History of the Podenco
Podencos are often confused with the Basenji and the Pharaoh Hound. Similar-looking dogs with tall upright ears and the distinctive sighthound shape have been seen in the tombs of ancient Egyptians, including that of Tutankhamen.
It is believed that the Phoenician merchants (an ancient civilization originating in Lebanon), were the first to bring these types of dogs over to the Mediterranean. They introduced them when travelling along the coastal trade routes from Africa to Spain as far back as the 8th century BC.
The dogs were probably landed on the Islands off the coast and this is how some of the Island specific podenco-type dogs developed. These included the Podenco Canario, from the Canary Islands, and the Podenco Ibicenco (the Ibizan Hound). There is also the Podengo Português, native to Northern Portugal.
The dogs began to flourish as rural hunting dogs across Spain, and the different types of podenco started to develop across the regions, adapting to the kind of terrain they were hunting on. They are more robust and suited to hunting rougher terrain than the other commonly used Spanish hunting dog; the galgo (greyhound).
Today, the podenco is still used as a hunting dog but rather than being revered, they are often seen as just a tool.

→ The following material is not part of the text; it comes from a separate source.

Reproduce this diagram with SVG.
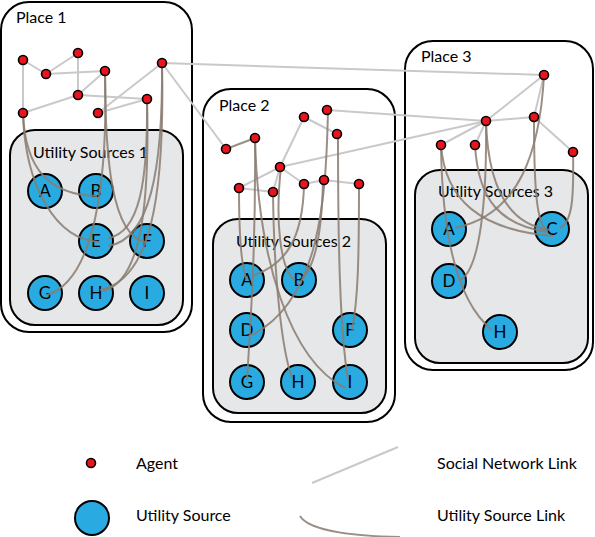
<svg xmlns="http://www.w3.org/2000/svg" width="595" height="537" viewBox="0 0 595 537">
<style>
.place{fill:#fff;stroke:#000;stroke-width:2}
.us{fill:#e6e7e8;stroke:#000;stroke-width:2}
.ag{fill:#e8151c;stroke:#000;stroke-width:1.6}
.src{fill:#29abe2;stroke:#000;stroke-width:2}
.sl{stroke:#c9c9c9;stroke-width:2;fill:none}
.ul{stroke:#8a7b70;stroke-width:2;fill:none;stroke-opacity:0.85}
.t{font-family:Lato,"Open Sans",sans-serif;font-size:16px;fill:#000}
.lbl{font-family:Lato,"Open Sans",sans-serif;font-size:17px;fill:#000;text-anchor:middle}
</style>
<rect width="595" height="537" fill="#fff"/>
<g id="place1"><rect class="place" x="1" y="2" width="191" height="330" rx="28"/><text class="t" x="16" y="23">Place 1</text></g>
<g id="place2"><rect class="place" x="203" y="89" width="192" height="333" rx="28"/><text class="t" x="219" y="111">Place 2</text></g>
<g id="place3"><rect class="place" x="405" y="41" width="188" height="329" rx="28"/><text class="t" x="421" y="62">Place 3</text></g>
<g id="us1"><rect class="us" x="10" y="130" width="173" height="195" rx="25"/><text class="t" x="33" y="158">Utility Sources 1</text></g>
<g id="us2"><rect class="us" x="213" y="219" width="173" height="194" rx="25"/><text class="t" x="236" y="247">Utility Sources 2</text></g>
<g id="us3"><rect class="us" x="415" y="170" width="173" height="193" rx="25"/><text class="t" x="438" y="197">Utility Sources 3</text></g>

<g id="sources">
<g id="s1A"><circle class="src" cx="45" cy="191" r="17"/><text class="lbl" x="45" y="197">A</text></g>
<g id="s1B"><circle class="src" cx="96" cy="191" r="17"/><text class="lbl" x="96" y="197">B</text></g>
<g id="s1E"><circle class="src" cx="96" cy="241" r="17"/><text class="lbl" x="96" y="247">E</text></g>
<g id="s1F"><circle class="src" cx="147" cy="241" r="17"/><text class="lbl" x="147" y="247">F</text></g>
<g id="s1G"><circle class="src" cx="45" cy="293" r="17"/><text class="lbl" x="45" y="299">G</text></g>
<g id="s1H"><circle class="src" cx="96" cy="293" r="17"/><text class="lbl" x="96" y="299">H</text></g>
<g id="s1I"><circle class="src" cx="147" cy="293" r="17"/><text class="lbl" x="147" y="299">I</text></g>
<g id="s2A"><circle class="src" cx="247" cy="280" r="17"/><text class="lbl" x="247" y="286">A</text></g>
<g id="s2B"><circle class="src" cx="299" cy="280" r="17"/><text class="lbl" x="299" y="286">B</text></g>
<g id="s2D"><circle class="src" cx="247" cy="330" r="17"/><text class="lbl" x="247" y="336">D</text></g>
<g id="s2F"><circle class="src" cx="350" cy="330" r="17"/><text class="lbl" x="350" y="336">F</text></g>
<g id="s2G"><circle class="src" cx="247" cy="382" r="17"/><text class="lbl" x="247" y="388">G</text></g>
<g id="s2H"><circle class="src" cx="298" cy="382" r="17"/><text class="lbl" x="298" y="388">H</text></g>
<g id="s2I"><circle class="src" cx="350" cy="382" r="17"/><text class="lbl" x="350" y="388">I</text></g>
<g id="s3A"><circle class="src" cx="449" cy="229" r="17"/><text class="lbl" x="449" y="235">A</text></g>
<g id="s3C"><circle class="src" cx="552" cy="229" r="17"/><text class="lbl" x="552" y="235">C</text></g>
<g id="s3D"><circle class="src" cx="449" cy="281" r="17"/><text class="lbl" x="449" y="287">D</text></g>
<g id="s3H"><circle class="src" cx="500" cy="332" r="17"/><text class="lbl" x="500" y="338">H</text></g>
</g>

<g id="connectors">
<g id="social">
<line class="sl" x1="23" y1="60" x2="46" y2="74"/>
<line class="sl" x1="23" y1="60" x2="23" y2="113"/>
<line class="sl" x1="78" y1="53" x2="46" y2="74"/>
<line class="sl" x1="46" y1="74" x2="105" y2="71"/>
<line class="sl" x1="78" y1="53" x2="78" y2="95"/>
<line class="sl" x1="23" y1="113" x2="78" y2="95"/>
<line class="sl" x1="78" y1="95" x2="105" y2="71"/>
<line class="sl" x1="78" y1="95" x2="147" y2="99"/>
<line class="sl" x1="98" y1="113" x2="147" y2="99"/>
<line class="sl" x1="98" y1="113" x2="162" y2="63"/>
<line class="sl" x1="162" y1="63" x2="544" y2="75"/>
<line class="sl" x1="162" y1="63" x2="226" y2="149"/>
<line class="sl" x1="304" y1="117" x2="337" y2="134"/>
<line class="sl" x1="327" y1="110" x2="486" y2="121"/>
<line class="sl" x1="304" y1="117" x2="280" y2="167"/>
<line class="sl" x1="280" y1="167" x2="239" y2="188"/>
<line class="sl" x1="280" y1="167" x2="486" y2="121"/>
<line class="sl" x1="239" y1="188" x2="273" y2="192"/>
<line class="sl" x1="280" y1="167" x2="273" y2="192"/>
<line class="sl" x1="280" y1="167" x2="304" y2="184"/>
<line class="sl" x1="304" y1="184" x2="324" y2="180"/>
<line class="sl" x1="324" y1="180" x2="359" y2="184"/>
<line class="sl" x1="544" y1="75" x2="486" y2="121"/>
<line class="sl" x1="544" y1="75" x2="534" y2="117"/>
<line class="sl" x1="486" y1="121" x2="534" y2="117"/>
<line class="sl" x1="486" y1="121" x2="441" y2="145"/>
<line class="sl" x1="486" y1="121" x2="475" y2="145"/>
<line class="sl" x1="534" y1="117" x2="573" y2="152"/>
</g>
<g id="utility">
<path class="ul" d="M23,113 C25,170 50,195 97,196"/>
<path class="ul" d="M23,113 C25,185 55,240 100,242"/>
<path class="ul" d="M105,71 C108,180 95,280 47,295"/>
<path class="ul" d="M105,71 C105,160 112,235 145,242"/>
<path class="ul" d="M147,99 C148,180 140,233 108,238"/>
<path class="ul" d="M147,99 C150,210 140,282 103,291"/>
<path class="ul" d="M162,63 C163,170 150,240 108,246"/>
<path class="ul" d="M162,63 C165,200 150,280 100,290"/>
<path class="ul" d="M226,149 L255,138"/>
<path class="ul" d="M239,188 C239,240 242,270 247,280"/>
<path class="ul" d="M255,138 C256,250 250,330 247,380"/>
<path class="ul" d="M255,138 C258,260 290,360 345,388"/>
<path class="ul" d="M273,192 C274,280 282,350 292,378"/>
<path class="ul" d="M281,167 C275,220 280,270 295,280"/>
<path class="ul" d="M304,184 C303,240 285,265 252,276"/>
<path class="ul" d="M323,180 C322,230 315,265 303,278"/>
<path class="ul" d="M328,110 C326,200 320,300 252,335"/>
<path class="ul" d="M338,134 C338,250 340,330 348,380"/>
<path class="ul" d="M359,184 C359,260 358,300 352,330"/>
<path class="ul" d="M441,145 C442,230 455,300 492,330"/>
<path class="ul" d="M441,145 C445,200 480,230 553,236"/>
<path class="ul" d="M475,145 C478,200 500,225 548,232"/>
<path class="ul" d="M486,121 C487,200 480,270 460,280"/>
<path class="ul" d="M486,121 C488,190 510,225 550,230"/>
<path class="ul" d="M534,117 C534,180 536,220 545,228"/>
<path class="ul" d="M544,75 C540,150 520,215 455,228"/>
<path class="ul" d="M573,152 C574,200 572,222 560,228"/>
</g>
</g>

<g id="agents">
<circle class="ag" cx="23" cy="60" r="4.5"/>
<circle class="ag" cx="78" cy="53" r="4.5"/>
<circle class="ag" cx="46" cy="74" r="4.5"/>
<circle class="ag" cx="105" cy="71" r="4.5"/>
<circle class="ag" cx="162" cy="63" r="4.5"/>
<circle class="ag" cx="78" cy="95" r="4.5"/>
<circle class="ag" cx="147" cy="99" r="4.5"/>
<circle class="ag" cx="23" cy="113" r="4.5"/>
<circle class="ag" cx="98" cy="113" r="4.5"/>
<circle class="ag" cx="226" cy="149" r="4.5"/>
<circle class="ag" cx="255" cy="138" r="4.5"/>
<circle class="ag" cx="304" cy="117" r="4.5"/>
<circle class="ag" cx="327" cy="110" r="4.5"/>
<circle class="ag" cx="337" cy="134" r="4.5"/>
<circle class="ag" cx="280" cy="167" r="4.5"/>
<circle class="ag" cx="239" cy="188" r="4.5"/>
<circle class="ag" cx="273" cy="192" r="4.5"/>
<circle class="ag" cx="304" cy="184" r="4.5"/>
<circle class="ag" cx="324" cy="180" r="4.5"/>
<circle class="ag" cx="359" cy="184" r="4.5"/>
<circle class="ag" cx="544" cy="75" r="4.5"/>
<circle class="ag" cx="486" cy="121" r="4.5"/>
<circle class="ag" cx="534" cy="117" r="4.5"/>
<circle class="ag" cx="441" cy="145" r="4.5"/>
<circle class="ag" cx="475" cy="145" r="4.5"/>
<circle class="ag" cx="573" cy="152" r="4.5"/>
</g>

<g id="legend">
<g id="lg-agent"><circle class="ag" cx="91" cy="463" r="4.5"/><text class="t" x="136" y="469">Agent</text></g>
<g id="lg-source"><circle class="src" cx="92" cy="518" r="17"/><text class="t" x="136" y="521">Utility Source</text></g>
<g id="lg-social"><line class="sl" x1="312" y1="483" x2="398" y2="447"/><text class="t" x="437" y="469">Social Network Link</text></g>
<g id="lg-util"><path class="ul" d="M300,516 C308,530 350,536 400,537"/><text class="t" x="437" y="521">Utility Source Link</text></g>
</g>
</svg>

They are frequently abused, neglected, and abandoned. They sometimes learn to survive on the street or are surrendered to perreras (high kill shelters) or the owners kill them at the end of the hunting season. It’s cheaper to breed another litter than feed a dog when it’s not working.
As their plight is gaining more recognition, there are now several charities that work to offer homes to podencos, nationally and internationally. This means that they are gradually becoming more well known but there is a long way to go before they will be safe from cruelty and abuse.